“Classical drama provides crucial lessons for policymakers. . . . A road map for effective, well-considered policy.”—Kirkus Reviews
Some books emerge from a lifetime of hard-won knowledge. Robert D. Kaplan has learned, from a career spent reporting on wars, revolutions, and international politics in Europe, the Middle East, and East Asia, that the essence of geopolitics is tragedy. In The Tragic Mind, he employs the works of ancient Greek dramatists, Shakespeare, German philosophers, and the modern classics to explore the central subjects of international politics: order, disorder, rebellion, ambition, loyalty to family and state, violence, and the mistakes of power.
The great dilemmas of international politics, he argues, are not posed by good versus evil—a clear and easy choice—but by contests of good versus good, where the choices are often searing, incompatible, and fraught with consequences.

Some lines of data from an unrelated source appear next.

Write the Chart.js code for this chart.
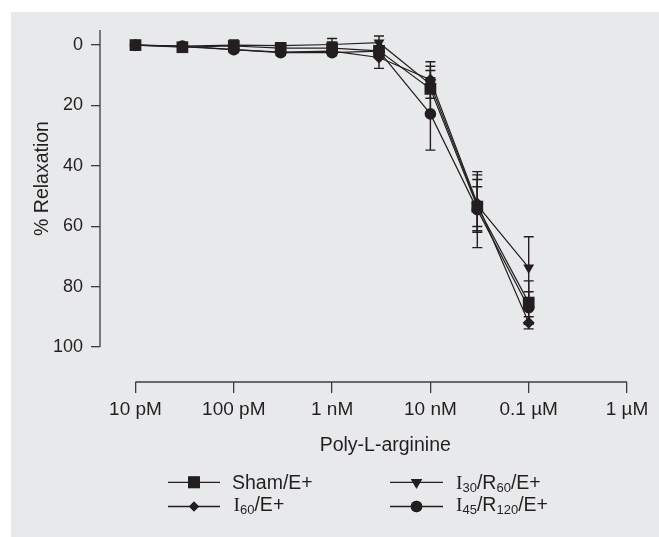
<!DOCTYPE html>
<html>
<head>
<meta charset="utf-8">
<script src="https://cdn.jsdelivr.net/npm/chart.js@4.4.1/dist/chart.umd.min.js"></script>
<style>
  html, body { margin: 0; padding: 0; background: #ffffff; }
  #wrap { position: relative; width: 659px; height: 537px; overflow: hidden; }
  #panel { position: absolute; left: 11px; top: 12px; right: 0; bottom: 0; background: #e8e9eb; }
  #c { position: absolute; left: 0; top: 0; }
</style>
</head>
<body>
<div id="wrap">
  <div id="panel"></div>
  <canvas id="c" width="659" height="537"></canvas>
</div>
<script>
// ---- data ----
const concentrations = [1e-11, 3e-11, 1e-10, 3e-10, 1e-9, 3e-9, 1e-8, 3e-8, 1e-7]; // molar
const seriesLabels = ['Sham/E+', 'I_{60}/E+', 'I_{30}/R_{60}/E+', 'I_{45}/R_{120}/E+'];
const shamMean = [0, 0.7, 0.3, 1.0, 1.0, 1.9, 14.5, 53.5, 85.3];
const shamSem  = [0, 0, 2.0, 1.5, 1.0, 1.5, 9.0, 6.6, 7.2];
const i60Mean  = [0, 0.5, 1.5, 2.3, 2.0, 4.1, 11.5, 52.5, 92.0];
const i60Sem   = [0, 0, 1.0, 1.0, 1.0, 3.6, 4.5, 9.5, 2.0];
const i30Mean  = [0, 0.3, 0, 0.2, -0.2, -0.8, 13.0, 53.0, 73.7];
const i30Sem   = [0, 0, 1.0, 1.0, 2.0, 2.2, 4.6, 8.5, 10.2];
const i45Mean  = [0, 0.3, 1.5, 2.5, 2.5, 2.0, 22.8, 54.5, 87.0];
const i45Sem   = [0, 0, 1.0, 1.0, 1.0, 1.0, 12.0, 12.6, 5.3];
const xTickValues = [1e-11, 1e-10, 1e-9, 1e-8, 1e-7, 1e-6];
const xTickLabels = ['10 pM', '100 pM', '1 nM', '10 nM', '0.1 µM', '1 µM'];
const yTickValues = [0, 20, 40, 60, 80, 100];
const xTitle = 'Poly-L-arginine';
const yTitle = '% Relaxation';

// ---- styling ----
const INK = '#231f20';
const AXIS = '#3c3c3c';
const SANS = '"Liberation Sans", Arial, Helvetica, sans-serif';
const SERIF = '"Liberation Serif", "Times New Roman", serif';

const means = [shamMean, i60Mean, i30Mean, i45Mean];
const sems = [shamSem, i60Sem, i30Sem, i45Sem];
const markerStyles = [
  { pointStyle: 'rect', radius: 8.3, rotation: 0, legendRadius: 8.3 },
  { pointStyle: 'rectRot', radius: 6, rotation: 0, legendRadius: 5 },
  { pointStyle: 'triangle', radius: 6.3, rotation: 180, legendRadius: 6.5 },
  { pointStyle: 'circle', radius: 5.8, rotation: 0, legendRadius: 5.8 }
];

const datasets = means.map((m, i) => ({
  label: seriesLabels[i],
  data: concentrations.map((c, j) => ({ x: c, y: m[j] })),
  borderColor: INK,
  backgroundColor: INK,
  borderWidth: 1.2,
  pointStyle: markerStyles[i].pointStyle,
  pointRadius: markerStyles[i].radius,
  pointRotation: markerStyles[i].rotation,
  pointBackgroundColor: INK,
  pointBorderColor: INK,
  pointBorderWidth: 0,
  tension: 0,
  fill: false
}));

function drawRich(ctx, text, x, y, size) {
  const parts = text.split(/(_\{[^}]*\})/).filter(Boolean);
  let cx = x;
  ctx.textBaseline = 'alphabetic';
  ctx.textAlign = 'left';
  for (const p of parts) {
    if (p.startsWith('_{')) {
      const t = p.slice(2, -1);
      ctx.font = '13px ' + SANS;
      ctx.fillText(t, cx, y + 3);
      cx += ctx.measureText(t).width;
    } else {
      const segs = p.split(/(I)/).filter(Boolean);
      for (const s of segs) {
        ctx.font = size + 'px ' + (s === 'I' ? SERIF : SANS);
        ctx.fillText(s, cx, y);
        cx += ctx.measureText(s).width;
      }
    }
  }
}

const decorPlugin = {
  id: 'decor',
  beforeDatasetsDraw(chart) {
    const ctx = chart.ctx;
    const xs = chart.scales.x, ys = chart.scales.y;
    ctx.save();
    ctx.strokeStyle = AXIS;
    ctx.lineWidth = 1.3;
    // y axis line: top of plot down to the last tick
    const yx = xs.left;
    ctx.beginPath();
    ctx.moveTo(yx, chart.chartArea.top);
    ctx.lineTo(yx, ys.getPixelForValue(yTickValues[yTickValues.length - 1]));
    ctx.stroke();
    // x axis line: first tick to last tick
    const xy = ys.bottom;
    ctx.beginPath();
    ctx.moveTo(xs.getPixelForValue(xTickValues[0]), xy);
    ctx.lineTo(xs.getPixelForValue(xTickValues[xTickValues.length - 1]), xy);
    ctx.stroke();
    ctx.restore();
  },
  afterDatasetsDraw(chart) {
    const ctx = chart.ctx;
    const xs = chart.scales.x, ys = chart.scales.y;
    ctx.save();
    ctx.strokeStyle = INK;
    ctx.lineWidth = 1.4;
    const cap = 5;
    means.forEach((m, i) => {
      m.forEach((v, j) => {
        const e = sems[i][j];
        if (!e) return;
        const px = xs.getPixelForValue(concentrations[j]);
        const p1 = ys.getPixelForValue(v - e);
        const p2 = ys.getPixelForValue(v + e);
        ctx.beginPath();
        ctx.moveTo(px, p1); ctx.lineTo(px, p2);
        ctx.moveTo(px - cap, p1); ctx.lineTo(px + cap, p1);
        ctx.moveTo(px - cap, p2); ctx.lineTo(px + cap, p2);
        ctx.stroke();
      });
    });
    ctx.restore();
  },
  afterDraw(chart) {
    const ctx = chart.ctx;
    const xs = chart.scales.x;
    ctx.save();
    ctx.fillStyle = INK;
    // axis titles
    ctx.font = '19.5px ' + SANS;
    ctx.textAlign = 'center';
    ctx.textBaseline = 'alphabetic';
    const xCenter = (xs.getPixelForValue(xTickValues[0]) + xs.getPixelForValue(xTickValues[xTickValues.length - 1])) / 2 + 4;
    ctx.fillText(xTitle, xCenter, 451);
    ctx.save();
    ctx.translate(47.5, 178.5);
    ctx.rotate(-Math.PI / 2);
    ctx.fillText(yTitle, 0, 0);
    ctx.restore();
    // legend
    const cols = [{ x1: 168, x2: 220, tx: 232 }, { x1: 390, x2: 443, tx: 456 }];
    const rows = [{ ly: 482.3, ty: 488.5 }, { ly: 506.5, ty: 510.5 }];
    const place = [[0, 0], [0, 1], [1, 0], [1, 1]];
    seriesLabels.forEach((lab, i) => {
      const c = cols[place[i][0]], r = rows[place[i][1]];
      ctx.strokeStyle = INK;
      ctx.lineWidth = 1.3;
      ctx.beginPath();
      ctx.moveTo(c.x1, r.ly); ctx.lineTo(c.x2, r.ly);
      ctx.stroke();
      ctx.fillStyle = INK;
      Chart.helpers.drawPoint(ctx, {
        pointStyle: markerStyles[i].pointStyle,
        radius: markerStyles[i].legendRadius,
        rotation: markerStyles[i].rotation,
        borderWidth: 0
      }, (c.x1 + c.x2) / 2, r.ly);
      ctx.fill();
      ctx.fillStyle = INK;
      drawRich(ctx, lab, c.tx + (i === 1 ? 1.5 : 0), r.ty, 19.5);
    });
    ctx.restore();
  }
};

new Chart(document.getElementById('c'), {
  type: 'line',
  data: { datasets },
  options: {
    responsive: false,
    animation: false,
    devicePixelRatio: 1,
    layout: { padding: { top: 30, right: 32, bottom: 95, left: 0 } },
    plugins: { legend: { display: false }, tooltip: { enabled: false } },
    scales: {
      x: {
        type: 'logarithmic',
        position: 'bottom',
        min: Math.pow(10, -11.361),
        max: 1e-6,
        afterBuildTicks: s => { s.ticks = xTickValues.map(v => ({ value: v })); },
        afterFit: s => { s.height = 60; },
        ticks: {
          autoSkip: false, maxRotation: 0, minRotation: 0,
          color: INK, padding: 5,
          font: { family: SANS, size: 19 },
          callback: (v, i) => xTickLabels[i]
        },
        grid: { display: true, drawOnChartArea: false, drawTicks: true, tickLength: 11, color: AXIS, lineWidth: 1.3 },
        border: { display: false }
      },
      y: {
        type: 'linear',
        reverse: true,
        min: -5,
        max: 111.6,
        afterBuildTicks: s => { s.ticks = yTickValues.map(v => ({ value: v })); },
        afterFit: s => { s.width = 100; },
        ticks: {
          color: INK, padding: 8,
          font: { family: SANS, size: 18 },
          callback: v => String(v)
        },
        grid: { display: true, drawOnChartArea: false, drawTicks: true, tickLength: 9, color: AXIS, lineWidth: 1.3 },
        border: { display: false }
      }
    }
  },
  plugins: [decorPlugin]
});
</script>
</body>
</html>
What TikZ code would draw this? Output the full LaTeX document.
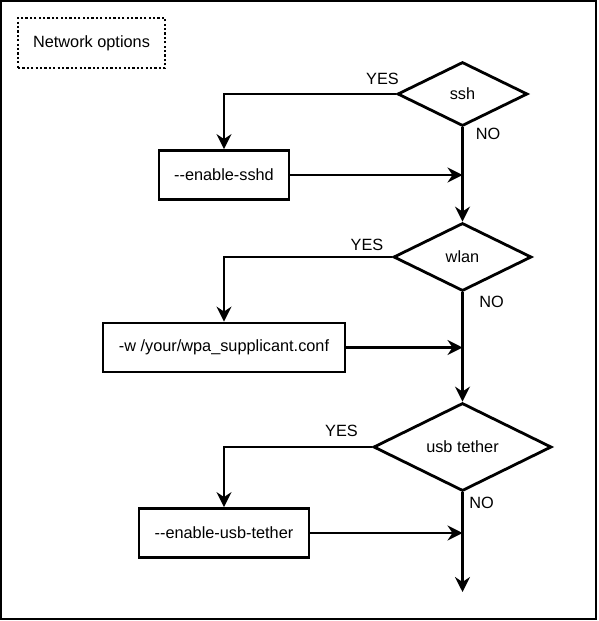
\documentclass[tikz,border=0pt]{standalone}
\usepackage{fontspec}
\setmainfont{Liberation Sans}
\usetikzlibrary{shapes.geometric,arrows.meta,positioning}
\tikzstyle{block} = [rectangle, draw, text centered, line width=2.8pt, minimum
height=49pt, inner sep=0pt]
\tikzstyle{decision} = [diamond, draw, text centered, line width=2.8pt, inner sep=0pt]
\tikzstyle{title} = [rectangle, draw, line width=2.8pt, dash pattern=on 2.2pt off 2.2pt,
minimum width=147pt, minimum height=50pt]
\tikzstyle{answer} = [inner sep=0pt]
\tikzstyle{line} = [draw, line width=2.8pt, -{Stealth[length=15pt,width=15pt,inset=5pt]}]
\tikzstyle{frame} = [draw, line width=2.8pt]

\begin{document}
\begin{tikzpicture}[x=1pt, y=-1pt, font=\fontsize{16.3}{19}\selectfont]

   \useasboundingbox (0,0) rectangle (598,621);
   \path[frame] (1,1) rectangle (596,619);

   \node[title] (opts) at (91.5,43) {Network options};

   % Decisions
   \node[decision, minimum width=130pt, minimum height=64pt] (ssh)  at (462.5,94)  {ssh};
   \node[decision, minimum width=138pt, minimum height=68pt] (wlan) at (462.5,257) {wlan};
   \node[decision, minimum width=178pt, minimum height=88pt] (usb)  at (462.5,447) {usb tether};

   % Options
   \node[block, minimum width=130pt] (sshd) at (224,175)   {-{}-enable-sshd};
   \node[block, minimum width=242pt] (wpa)  at (224,347.5) {-w /your/wpa\_supplicant.conf};
   \node[block, minimum width=170pt] (tether) at (224,533) {-{}-enable-usb-tether};

   \coordinate (stop) at (462.5,592);

   % Answers
   \node[answer] (yes1) at (382.5,79)  {YES};
   \node[answer] (no1)  at (488,134)   {NO};
   \node[answer] (yes2) at (367,244.5) {YES};
   \node[answer] (no2)  at (491.5,302) {NO};
   \node[answer] (yes3) at (341.5,430.5) {YES};
   \node[answer] (no3)  at (481.5,503) {NO};

   %% Lines

   \path[line] (ssh.west) -| (sshd.north);
   \path[line] (sshd.east) -- (sshd.east -| ssh.south);
   \path[line] (ssh.south) -- (wlan.north);

   \path[line] (wlan.west) -| (wpa.north);
   \path[line] (wpa.east) -- (wpa.east -| wlan.south);
   \path[line] (wlan.south) -- (usb.north);

   \path[line] (usb.west) -| (tether.north);
   \path[line] (tether.east) -- (tether.east -| usb.south);
   \path[line] (usb.south) -- (stop);

\end{tikzpicture}
\end{document}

A deeply learned and deeply felt meditation on the importance of lived experience in conducting international relations, this is a book for everyone who wants a profound understanding of the tragic politics of our time.
Robert D. Kaplan, the Robert Strausz-Hupé Chair in Geopolitics at the Foreign Policy Research Institute, was twice named one of the world’s “Top 100 Global Thinkers” by Foreign Policy. A reporter with decades of experience writing for The Atlantic, he has written twenty-one books, including Adriatic, The Good American, The Revenge of Geography, Asia’s Cauldron, Monsoon, The Coming Anarchy, and Balkan Ghosts. He has served on the Pentagon’s Defense Policy Board and the U.S. Navy’s Executive Panel.